What you have to do:
Please output the lines shown below exactly as they appear.

Supplied data:
══════════════════════════════

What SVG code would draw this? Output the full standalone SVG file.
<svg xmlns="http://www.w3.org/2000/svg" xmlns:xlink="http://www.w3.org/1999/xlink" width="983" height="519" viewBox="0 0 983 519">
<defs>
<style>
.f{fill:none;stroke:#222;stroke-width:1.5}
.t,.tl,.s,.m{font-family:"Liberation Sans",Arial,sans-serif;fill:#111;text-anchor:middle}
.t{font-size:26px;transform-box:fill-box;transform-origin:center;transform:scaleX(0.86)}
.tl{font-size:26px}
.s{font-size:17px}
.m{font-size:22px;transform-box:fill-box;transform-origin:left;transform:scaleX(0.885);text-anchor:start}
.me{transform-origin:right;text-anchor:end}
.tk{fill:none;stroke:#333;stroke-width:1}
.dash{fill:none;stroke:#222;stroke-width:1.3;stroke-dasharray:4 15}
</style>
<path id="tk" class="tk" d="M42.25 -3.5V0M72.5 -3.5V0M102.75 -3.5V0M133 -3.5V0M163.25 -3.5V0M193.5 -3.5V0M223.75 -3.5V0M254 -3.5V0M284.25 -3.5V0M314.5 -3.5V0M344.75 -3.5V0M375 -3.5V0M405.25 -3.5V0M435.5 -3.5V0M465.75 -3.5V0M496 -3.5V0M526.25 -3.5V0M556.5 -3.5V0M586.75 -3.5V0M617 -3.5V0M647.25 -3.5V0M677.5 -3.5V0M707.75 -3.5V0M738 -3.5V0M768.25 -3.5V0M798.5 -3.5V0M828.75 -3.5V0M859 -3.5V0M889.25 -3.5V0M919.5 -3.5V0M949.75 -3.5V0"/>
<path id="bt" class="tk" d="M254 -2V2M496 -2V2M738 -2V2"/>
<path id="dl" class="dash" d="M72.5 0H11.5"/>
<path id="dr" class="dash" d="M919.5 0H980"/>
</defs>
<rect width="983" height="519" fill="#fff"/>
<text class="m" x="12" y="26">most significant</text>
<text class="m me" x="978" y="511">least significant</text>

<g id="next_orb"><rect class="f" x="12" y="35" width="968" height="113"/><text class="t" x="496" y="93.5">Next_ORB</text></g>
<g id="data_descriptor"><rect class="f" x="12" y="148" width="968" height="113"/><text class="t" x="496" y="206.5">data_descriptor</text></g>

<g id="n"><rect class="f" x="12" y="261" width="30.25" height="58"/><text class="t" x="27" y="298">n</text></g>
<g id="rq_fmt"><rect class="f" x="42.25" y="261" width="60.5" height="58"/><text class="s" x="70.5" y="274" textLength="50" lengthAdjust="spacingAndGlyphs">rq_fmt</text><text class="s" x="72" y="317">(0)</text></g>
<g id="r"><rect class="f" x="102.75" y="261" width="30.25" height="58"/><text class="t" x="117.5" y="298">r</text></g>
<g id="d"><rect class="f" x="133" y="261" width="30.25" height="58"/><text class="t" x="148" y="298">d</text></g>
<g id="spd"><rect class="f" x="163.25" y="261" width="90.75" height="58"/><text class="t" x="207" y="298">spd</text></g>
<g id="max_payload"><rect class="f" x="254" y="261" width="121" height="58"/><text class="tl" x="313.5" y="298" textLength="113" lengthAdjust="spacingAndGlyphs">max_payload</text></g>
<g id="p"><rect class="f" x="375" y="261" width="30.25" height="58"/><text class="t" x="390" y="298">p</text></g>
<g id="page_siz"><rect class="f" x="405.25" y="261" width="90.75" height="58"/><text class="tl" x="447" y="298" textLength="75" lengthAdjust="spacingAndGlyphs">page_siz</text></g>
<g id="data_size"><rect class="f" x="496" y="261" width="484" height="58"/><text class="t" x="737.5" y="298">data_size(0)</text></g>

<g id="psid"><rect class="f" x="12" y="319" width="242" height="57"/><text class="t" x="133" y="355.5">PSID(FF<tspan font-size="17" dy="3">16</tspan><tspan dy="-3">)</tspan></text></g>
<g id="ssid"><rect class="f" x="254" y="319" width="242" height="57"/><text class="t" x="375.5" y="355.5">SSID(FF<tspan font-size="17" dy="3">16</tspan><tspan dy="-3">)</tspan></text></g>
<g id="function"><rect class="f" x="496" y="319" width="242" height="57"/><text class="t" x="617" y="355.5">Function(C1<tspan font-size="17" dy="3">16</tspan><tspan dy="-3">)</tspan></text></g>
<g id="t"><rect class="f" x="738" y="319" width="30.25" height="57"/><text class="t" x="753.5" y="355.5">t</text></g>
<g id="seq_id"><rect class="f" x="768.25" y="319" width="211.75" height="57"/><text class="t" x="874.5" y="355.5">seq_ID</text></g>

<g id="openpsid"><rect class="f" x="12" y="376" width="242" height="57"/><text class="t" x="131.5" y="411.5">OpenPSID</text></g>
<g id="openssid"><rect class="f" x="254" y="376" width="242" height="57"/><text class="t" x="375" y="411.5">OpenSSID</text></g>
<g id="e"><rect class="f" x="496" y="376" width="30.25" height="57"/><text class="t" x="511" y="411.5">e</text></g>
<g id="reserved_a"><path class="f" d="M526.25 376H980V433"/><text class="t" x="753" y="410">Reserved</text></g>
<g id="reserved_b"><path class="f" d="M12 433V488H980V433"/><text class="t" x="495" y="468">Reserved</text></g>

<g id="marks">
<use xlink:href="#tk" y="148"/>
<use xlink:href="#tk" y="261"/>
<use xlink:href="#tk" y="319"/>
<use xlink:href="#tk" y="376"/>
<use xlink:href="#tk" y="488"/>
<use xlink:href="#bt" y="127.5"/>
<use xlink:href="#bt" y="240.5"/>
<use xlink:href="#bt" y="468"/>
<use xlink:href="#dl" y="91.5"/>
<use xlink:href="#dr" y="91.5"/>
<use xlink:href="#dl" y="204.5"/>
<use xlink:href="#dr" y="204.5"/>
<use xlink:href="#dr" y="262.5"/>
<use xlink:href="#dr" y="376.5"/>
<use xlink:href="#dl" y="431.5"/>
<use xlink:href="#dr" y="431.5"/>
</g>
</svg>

══════════════════════════════

Answer to the problem:
What SVG code would draw this? Output the full standalone SVG file.
<svg xmlns="http://www.w3.org/2000/svg" xmlns:xlink="http://www.w3.org/1999/xlink" width="983" height="519" viewBox="0 0 983 519">
<defs>
<style>
.f{fill:none;stroke:#222;stroke-width:1.5}
.t,.tl,.s,.m{font-family:"Liberation Sans",Arial,sans-serif;fill:#111;text-anchor:middle}
.t{font-size:26px;transform-box:fill-box;transform-origin:center;transform:scaleX(0.86)}
.tl{font-size:26px}
.s{font-size:17px}
.m{font-size:22px;transform-box:fill-box;transform-origin:left;transform:scaleX(0.885);text-anchor:start}
.me{transform-origin:right;text-anchor:end}
.tk{fill:none;stroke:#333;stroke-width:1}
.dash{fill:none;stroke:#222;stroke-width:1.3;stroke-dasharray:4 15}
</style>
<path id="tk" class="tk" d="M42.25 -3.5V0M72.5 -3.5V0M102.75 -3.5V0M133 -3.5V0M163.25 -3.5V0M193.5 -3.5V0M223.75 -3.5V0M254 -3.5V0M284.25 -3.5V0M314.5 -3.5V0M344.75 -3.5V0M375 -3.5V0M405.25 -3.5V0M435.5 -3.5V0M465.75 -3.5V0M496 -3.5V0M526.25 -3.5V0M556.5 -3.5V0M586.75 -3.5V0M617 -3.5V0M647.25 -3.5V0M677.5 -3.5V0M707.75 -3.5V0M738 -3.5V0M768.25 -3.5V0M798.5 -3.5V0M828.75 -3.5V0M859 -3.5V0M889.25 -3.5V0M919.5 -3.5V0M949.75 -3.5V0"/>
<path id="bt" class="tk" d="M254 -2V2M496 -2V2M738 -2V2"/>
<path id="dl" class="dash" d="M72.5 0H11.5"/>
<path id="dr" class="dash" d="M919.5 0H980"/>
</defs>
<rect width="983" height="519" fill="#fff"/>
<text class="m" x="12" y="26">most significant</text>
<text class="m me" x="978" y="511">least significant</text>

<g id="next_orb"><rect class="f" x="12" y="35" width="968" height="113"/><text class="t" x="496" y="93.5">Next_ORB</text></g>
<g id="data_descriptor"><rect class="f" x="12" y="148" width="968" height="113"/><text class="t" x="496" y="206.5">data_descriptor</text></g>

<g id="n"><rect class="f" x="12" y="261" width="30.25" height="58"/><text class="t" x="27" y="298">n</text></g>
<g id="rq_fmt"><rect class="f" x="42.25" y="261" width="60.5" height="58"/><text class="s" x="70.5" y="274" textLength="50" lengthAdjust="spacingAndGlyphs">rq_fmt</text><text class="s" x="72" y="317">(0)</text></g>
<g id="r"><rect class="f" x="102.75" y="261" width="30.25" height="58"/><text class="t" x="117.5" y="298">r</text></g>
<g id="d"><rect class="f" x="133" y="261" width="30.25" height="58"/><text class="t" x="148" y="298">d</text></g>
<g id="spd"><rect class="f" x="163.25" y="261" width="90.75" height="58"/><text class="t" x="207" y="298">spd</text></g>
<g id="max_payload"><rect class="f" x="254" y="261" width="121" height="58"/><text class="tl" x="313.5" y="298" textLength="113" lengthAdjust="spacingAndGlyphs">max_payload</text></g>
<g id="p"><rect class="f" x="375" y="261" width="30.25" height="58"/><text class="t" x="390" y="298">p</text></g>
<g id="page_siz"><rect class="f" x="405.25" y="261" width="90.75" height="58"/><text class="tl" x="447" y="298" textLength="75" lengthAdjust="spacingAndGlyphs">page_siz</text></g>
<g id="data_size"><rect class="f" x="496" y="261" width="484" height="58"/><text class="t" x="737.5" y="298">data_size(0)</text></g>

<g id="psid"><rect class="f" x="12" y="319" width="242" height="57"/><text class="t" x="133" y="355.5">PSID(FF<tspan font-size="17" dy="3">16</tspan><tspan dy="-3">)</tspan></text></g>
<g id="ssid"><rect class="f" x="254" y="319" width="242" height="57"/><text class="t" x="375.5" y="355.5">SSID(FF<tspan font-size="17" dy="3">16</tspan><tspan dy="-3">)</tspan></text></g>
<g id="function"><rect class="f" x="496" y="319" width="242" height="57"/><text class="t" x="617" y="355.5">Function(C1<tspan font-size="17" dy="3">16</tspan><tspan dy="-3">)</tspan></text></g>
<g id="t"><rect class="f" x="738" y="319" width="30.25" height="57"/><text class="t" x="753.5" y="355.5">t</text></g>
<g id="seq_id"><rect class="f" x="768.25" y="319" width="211.75" height="57"/><text class="t" x="874.5" y="355.5">seq_ID</text></g>

<g id="openpsid"><rect class="f" x="12" y="376" width="242" height="57"/><text class="t" x="131.5" y="411.5">OpenPSID</text></g>
<g id="openssid"><rect class="f" x="254" y="376" width="242" height="57"/><text class="t" x="375" y="411.5">OpenSSID</text></g>
<g id="e"><rect class="f" x="496" y="376" width="30.25" height="57"/><text class="t" x="511" y="411.5">e</text></g>
<g id="reserved_a"><path class="f" d="M526.25 376H980V433"/><text class="t" x="753" y="410">Reserved</text></g>
<g id="reserved_b"><path class="f" d="M12 433V488H980V433"/><text class="t" x="495" y="468">Reserved</text></g>

<g id="marks">
<use xlink:href="#tk" y="148"/>
<use xlink:href="#tk" y="261"/>
<use xlink:href="#tk" y="319"/>
<use xlink:href="#tk" y="376"/>
<use xlink:href="#tk" y="488"/>
<use xlink:href="#bt" y="127.5"/>
<use xlink:href="#bt" y="240.5"/>
<use xlink:href="#bt" y="468"/>
<use xlink:href="#dl" y="91.5"/>
<use xlink:href="#dr" y="91.5"/>
<use xlink:href="#dl" y="204.5"/>
<use xlink:href="#dr" y="204.5"/>
<use xlink:href="#dr" y="262.5"/>
<use xlink:href="#dr" y="376.5"/>
<use xlink:href="#dl" y="431.5"/>
<use xlink:href="#dr" y="431.5"/>
</g>
</svg>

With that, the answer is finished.